• **Stored data**:
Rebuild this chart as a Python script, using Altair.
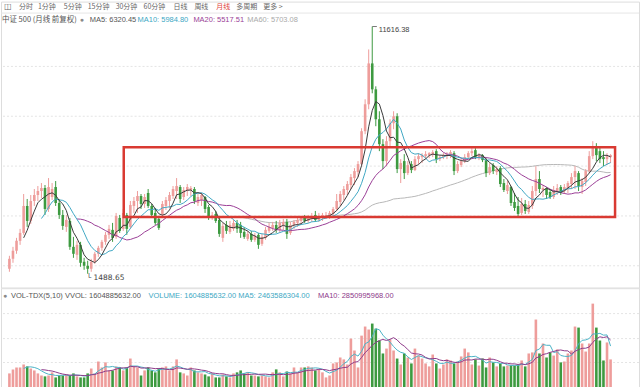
import altair as alt
import pandas as pd

# ---------------- data (monthly candles, CSI 500) ----------------
opens = [1692, 2100, 2427, 2836, 3162, 4265, 3652, 4469, 4714, 4877,
         5000, 4142, 4632, 5041, 4387, 3897, 3407, 3652, 2590, 2264,
         2672, 1978, 1815, 1692, 1978, 2305, 2550, 2795, 3081, 3285,
         2999, 3775, 3326, 3897, 3407, 4265, 4469, 4673, 4347, 4796,
         4265, 3979, 3734, 3938, 4265, 4469, 4673, 4877, 5041, 4632,
         4877, 4918, 4959, 4387, 4510, 4632, 4224, 3775, 3938, 3693,
         2958, 3489, 3203, 3326, 3571, 3489, 3203, 2917, 3121, 2876,
         3081, 2713, 2958, 3244, 3366, 3489, 3285, 3489, 3612, 3162,
         3489, 3571, 3652, 3816, 3652, 3734, 3897, 3693, 3816, 3857,
         3857, 3938, 4142, 4428, 4714, 4918, 5122, 5408, 5653, 5980,
         7328, 8430, 10105, 9043, 7818, 6797, 6103, 6919, 7655, 7940,
         5776, 6103, 5612, 5980, 5735, 6184, 6266, 6307, 6348, 6388,
         6511, 6184, 6266, 6307, 6388, 6429, 5694, 5939, 6103, 6266,
         6429, 6552, 6225, 6348, 6143, 5612, 5939, 5653, 5817, 5204,
         4877, 5041, 4428, 4265, 3979, 4347, 4020, 4265, 4877, 5368,
         4918, 5000, 4837, 4632, 4877, 5041, 4877, 5000, 5163, 5449,
         5612, 5041, 5245, 5694, 6307, 6674, 6511, 6266, 6184, 6266]

highs = [2223, 2590, 2958, 3326, 4755, 4551, 4714, 4959, 5082, 5204,
         5122, 5408, 5204, 5286, 4551, 4101, 3897, 3775, 2999, 2836,
         2795, 2141, 2019, 2100, 2386, 2631, 2876, 3203, 3489, 3571,
         3979, 3897, 4142, 3979, 4469, 4632, 4877, 4755, 4755, 4959,
         4347, 4183, 3857, 4469, 4632, 4837, 5082, 5408, 5122, 5041,
         5163, 5082, 5041, 4755, 4796, 4673, 4306, 4020, 4061, 3816,
         3571, 3652, 3652, 3693, 3693, 3612, 3407, 3244, 3244, 3162,
         3162, 3121, 3407, 3571, 3612, 3652, 3693, 3734, 3734, 3612,
         3693, 3816, 3857, 3897, 3897, 3979, 4061, 3979, 3979, 4020,
         4061, 4224, 4755, 4877, 5082, 5286, 5572, 5817, 6103, 7450,
         8635, 10677, 11616.38, 9166, 8145, 7001, 7124, 7818, 8145, 8063,
         6184, 6388, 6103, 6103, 6307, 6429, 6429, 6511, 6470, 6552,
         6593, 6348, 6429, 6470, 6552, 6511, 6103, 6225, 6388, 6511,
         6633, 6633, 6429, 6388, 6225, 6021, 6021, 5898, 5898, 5368,
         5286, 5082, 4796, 4632, 4592, 4510, 4469, 5082, 5898, 5694,
         5122, 5041, 4918, 5082, 5163, 5122, 5163, 5286, 5612, 5898,
         5694, 5408, 5776, 6511, 6919, 6838, 6715, 6511, 6429, 6388]

lows = [1569, 1937, 2305, 2672, 3081, 3407, 3530, 4265, 4469, 4592,
        3897, 4020, 4510, 4265, 3734, 3285, 3203, 2468, 2141, 2059,
        1774, 1651, 1488.65, 1569, 1896, 2182, 2427, 2672, 2917, 2795,
        2917, 3162, 3244, 3081, 3326, 3979, 3979, 4142, 4183, 4183,
        3816, 3489, 3285, 3857, 4101, 4183, 4551, 4551, 4387, 4510,
        4673, 4673, 4347, 4265, 4265, 3979, 3693, 3693, 3571, 2999,
        2795, 3121, 3121, 3244, 3162, 2958, 2917, 2836, 2795, 2795,
        2509, 2631, 2876, 3162, 3244, 3162, 3162, 3285, 2917, 3081,
        3326, 3407, 3489, 3571, 3571, 3612, 3612, 3612, 3652, 3734,
        3734, 3857, 4061, 4265, 4510, 4714, 4959, 5122, 5449, 5898,
        7205, 8226, 8880, 7532, 6511, 5776, 5898, 6715, 7409, 5612,
        5204, 5368, 5531, 5612, 5694, 5980, 6021, 6184, 6225, 6266,
        6021, 6103, 6184, 6184, 6225, 5531, 5612, 5857, 6021, 6184,
        6307, 6184, 6143, 6062, 5449, 5531, 5572, 5531, 5041, 4837,
        4755, 4265, 4061, 3816, 3897, 3938, 3938, 4142, 4673, 4796,
        4632, 4551, 4551, 4551, 4714, 4714, 4755, 4796, 4959, 4959,
        4877, 4755, 5082, 5612, 6184, 6103, 6021, 5898, 5939, 6021]

closes = [2100, 2427, 2836, 3162, 4265, 3652, 4469, 4714, 4877, 5000,
          4142, 5041, 4959, 4387, 3897, 3448, 3693, 2590, 2305, 2672,
          1937, 1815, 1692, 1978, 2305, 2550, 2795, 3081, 3326, 2958,
          3857, 3244, 3979, 3326, 4306, 4469, 4673, 4347, 4632, 4265,
          3897, 3571, 3366, 4347, 4510, 4714, 4959, 5082, 4551, 4918,
          5041, 5000, 4469, 4632, 4714, 4142, 3816, 3897, 3652, 3121,
          3448, 3244, 3489, 3571, 3326, 3162, 2999, 3121, 2876, 3040,
          2672, 2999, 3285, 3407, 3489, 3285, 3571, 3612, 3121, 3489,
          3612, 3693, 3775, 3652, 3775, 3857, 3693, 3857, 3897, 3897,
          3979, 4142, 4469, 4755, 4959, 5163, 5449, 5694, 5980, 7328,
          8430, 10105, 9043, 7818, 6797, 6103, 6919, 7655, 7940, 5776,
          6021, 5612, 5939, 5735, 6184, 6307, 6348, 6388, 6429, 6470,
          6184, 6266, 6348, 6388, 6470, 5694, 5980, 6103, 6266, 6429,
          6511, 6266, 6348, 6143, 5612, 5857, 5694, 5776, 5163, 4918,
          5122, 4387, 4183, 3938, 4347, 4061, 4306, 4877, 5368, 4959,
          5000, 4714, 4632, 4918, 5000, 4837, 5041, 5204, 5449, 5694,
          5082, 5286, 5694, 6307, 6674, 6348, 6184, 6184, 6307, 6348]

# monthly volume, in units of 1e8 shares
volumes = [8.0, 10.3, 11.4, 11.4, 13.1, 12.0, 10.8, 9.7, 8.0, 6.8,
           6.3, 6.8, 8.6, 5.7, 6.8, 6.8, 7.4, 6.8, 8.0, 6.3,
           5.7, 5.7, 8.0, 10.8, 8.0, 14.8, 11.4, 14.3, 9.7, 9.7,
           12.0, 11.4, 9.7, 11.4, 16.5, 12.0, 11.4, 6.8, 9.7, 11.4,
           9.7, 8.6, 10.8, 11.4, 12.0, 9.7, 12.0, 16.0, 8.6, 8.0,
           6.8, 11.4, 9.7, 8.6, 8.0, 7.4, 6.3, 8.0, 5.7, 5.7,
           7.4, 6.3, 5.7, 8.0, 8.6, 9.7, 8.0, 8.6, 6.8, 6.8,
           6.3, 6.8, 6.3, 5.7, 8.6, 10.3, 8.6, 6.3, 9.1, 8.0,
           11.4, 8.6, 11.4, 11.4, 12.0, 11.4, 9.7, 10.3, 8.6, 5.7,
           6.8, 13.7, 14.3, 17.1, 16.0, 13.1, 27.9, 21.1, 11.4, 29.6,
           34.8, 33.1, 36.5, 33.6, 26.8, 19.4, 22.2, 27.4, 21.1, 16.5,
           13.1, 19.4, 17.1, 13.7, 22.2, 18.2, 16.5, 13.7, 12.0, 18.8,
           13.7, 10.8, 13.1, 16.0, 15.4, 13.7, 14.8, 17.7, 22.2, 20.0,
           13.1, 16.0, 12.5, 16.5, 11.4, 17.1, 14.3, 12.0, 13.7, 12.0,
           12.5, 12.5, 12.5, 13.1, 15.4, 12.0, 19.4, 20.0, 38.8, 19.4,
           25.1, 17.1, 20.0, 18.2, 21.7, 14.3, 14.8, 19.4, 21.1, 34.8,
           34.2, 25.1, 20.5, 25.1, 47.9, 34.2, 26.8, 15.4, 25.7, 16.0]

# annotation box (index range, price range) and grid levels
box_index = [32.14, 170.26]
box_price = [3816, 6674]
price_grid = [9982, 7940, 5898, 3857, 1815]
volume_grid = [42.2, 27.9, 14.25]

# header texts
tabs = ["分时", "1分钟", "5分钟", "15分钟", "30分钟", "60分钟", "日线", "周线", "月线", "多周期", "更多 >"]
tab_x = [18, 37, 63, 87, 115, 143, 173, 194, 216, 236, 263]
title_text = "中证 500 (月线 前复权)"
ma_texts = ["MA5: 6320.45", "MA10: 5984.80", "MA20: 5517.51", "MA60: 5703.08"]
vol_texts = ["VOL-TDX(5,10) VVOL: 1604885632.00",
             "VOLUME: 1604885632.00 MA5: 2463586304.00",
             "MA10: 2850995968.00"]

# ---------------- styling ----------------
RED = "#ee9d9b"
GREEN = "#3d9a40"
C_MA5 = "#3a3a3a"
C_MA10 = "#40a8c4"
C_MA20 = "#9b3f97"
C_MA60 = "#b8b8b8"
BOX = "#d93a32"
W, TOP_H, BOT_H = 640, 287, 100
CJK = "Noto Sans CJK SC"
LAT = "Liberation Sans"

n = len(closes)
df = pd.DataFrame({"i": list(range(n)), "o": opens, "h": highs, "l": lows,
                   "c": closes, "v": volumes})
df["dir"] = ["up" if c >= o else "down" for o, c in zip(opens, closes)]
for w in (5, 10, 20, 60):
    df[f"ma{w}"] = df["c"].rolling(w).mean()
df["vma5"] = df["v"].rolling(5).mean()
df["vma10"] = df["v"].rolling(10).mean()

xs = alt.Scale(domain=[-0.9655, 175.59], nice=False, zero=False)
ys = alt.Scale(domain=[916.3, 12637], nice=False, zero=False)
vs = alt.Scale(domain=[0, 57], nice=False, zero=True)
col = alt.Color("dir:N", scale=alt.Scale(domain=["up", "down"], range=[RED, GREEN]), legend=None)
X = alt.X("i:Q", scale=xs, axis=None)

one = alt.Data(values=[{}])


def txt(t, x, y, color, size=7.5, font=LAT, align="left"):
    return alt.Chart(one).mark_text(text=t, align=align, baseline="middle", fontSize=size,
                                    font=font, color=color).encode(x=alt.value(x), y=alt.value(y))


def hline(y, color="#e2e2e2"):
    return alt.Chart(one).mark_rule(color=color, strokeWidth=1).encode(
        x=alt.value(0), x2=alt.value(W), y=alt.value(y))


base = alt.Chart(df)

# ---------------- price panel ----------------
grid = alt.Chart(pd.DataFrame({"g": price_grid})).mark_rule(
    color="#e4e4e4", strokeDash=[2, 2], strokeWidth=1).encode(y=alt.Y("g:Q", scale=ys, axis=None))

ma_lines = []
for name, c in (("ma60", C_MA60), ("ma20", C_MA20), ("ma10", C_MA10), ("ma5", C_MA5)):
    ma_lines.append(base.mark_line(color=c, strokeWidth=1).encode(
        X, alt.Y(f"{name}:Q", scale=ys, axis=None)))

wicks = base.mark_rule(strokeWidth=1).encode(X, alt.Y("l:Q", scale=ys, axis=None), alt.Y2("h:Q"), col)
bodies = base.mark_bar(size=2.6).encode(X, alt.Y("o:Q", scale=ys, axis=None), alt.Y2("c:Q"), col)

box = alt.Chart(pd.DataFrame({"x1": [box_index[0]], "x2": [box_index[1]],
                              "y1": [box_price[0]], "y2": [box_price[1]]})).mark_rect(
    fillOpacity=0, stroke=BOX, strokeWidth=2.5).encode(
    x=alt.X("x1:Q", scale=xs, axis=None), x2="x2:Q",
    y=alt.Y("y1:Q", scale=ys, axis=None), y2="y2:Q")

pk = df.loc[[df["h"].idxmax()], ["i", "h"]].copy()
pk["i2"] = pk["i"] + 1.3
pk["label"] = [f"{v:.2f}" for v in pk["h"]]
peak_rule = alt.Chart(pk).mark_rule(color="#777", strokeWidth=1).encode(
    x=alt.X("i:Q", scale=xs, axis=None), x2="i2:Q", y=alt.Y("h:Q", scale=ys, axis=None))
peak_text = alt.Chart(pk).mark_text(align="left", baseline="middle", dx=2, dy=3, fontSize=7.5,
                                     font=LAT, color="#444").encode(
    x=alt.X("i2:Q", scale=xs, axis=None), y=alt.Y("h:Q", scale=ys, axis=None), text="label:N")

lo = df.loc[[df["l"].idxmin()], ["i", "l"]].copy()
lo["label"] = [f"└ {v:.2f}" for v in lo["l"]]
low_text = alt.Chart(lo).mark_text(align="left", baseline="middle", dx=-1, dy=4, fontSize=7.5,
                                    font="DejaVu Sans", color="#444").encode(
    x=alt.X("i:Q", scale=xs, axis=None), y=alt.Y("l:Q", scale=ys, axis=None), text="label:N")

head = [hline(11.5, "#e6e6e6"), txt("◫", 3, 5, "#666", size=8, font="DejaVu Sans")]
for t, x in zip(tabs, tab_x):
    head.append(txt(t, x, 5, "#e0413a" if t == "月线" else "#666", size=7, font=CJK))
head.append(txt(title_text, 1, 18, "#555", size=7.5, font=CJK))
head.append(txt("●", 79, 18, "#8a8a8a", size=7))
for t, x, c in zip(ma_texts, [89, 137, 193, 247], ["#555", C_MA10, C_MA20, "#aaa"]):
    head.append(txt(t, x, 18, c))

top = alt.layer(grid, *ma_lines[:1], wicks, bodies, *ma_lines[1:], box,
                peak_rule, peak_text, low_text, *head).properties(width=W, height=TOP_H)

# ---------------- volume panel ----------------
vgrid = alt.Chart(pd.DataFrame({"g": volume_grid})).mark_rule(
    color="#e4e4e4", strokeDash=[2, 2], strokeWidth=1).encode(y=alt.Y("g:Q", scale=vs, axis=None))
vbars = base.mark_bar(size=2.6).encode(X, alt.Y("v:Q", scale=vs, axis=None), col)
vma5 = base.mark_line(color="#4bb3c6", strokeWidth=1).encode(X, alt.Y("vma5:Q", scale=vs, axis=None))
vma10 = base.mark_line(color="#8e3a8a", strokeWidth=1).encode(X, alt.Y("vma10:Q", scale=vs, axis=None))
vhead = [hline(1, "#e2e2e2"), txt("●", 2, 8, "#8a8a8a", size=7),
         txt(vol_texts[0], 10, 8, "#555"),
         txt(vol_texts[1], 148, 8, C_MA10),
         txt(vol_texts[2], 318, 8, "#8e3a8a")]

bottom = alt.layer(vgrid, vbars, vma5, vma10, *vhead).properties(width=W, height=BOT_H)

chart = alt.vconcat(top, bottom, spacing=0, padding=0, bounds="flush").configure_view(
    stroke=None).configure(background="white")

chart.save("out.html", embed_options={"renderer": "svg", "actions": False})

• **What the task requires**:
Give again exactly the lines running from the beginning of the material above through the line that contains "import pandas as pd", and leave out every picture.

• **Solution below**:
Rebuild this chart as a Python script, using Altair.
import altair as alt
import pandas as pd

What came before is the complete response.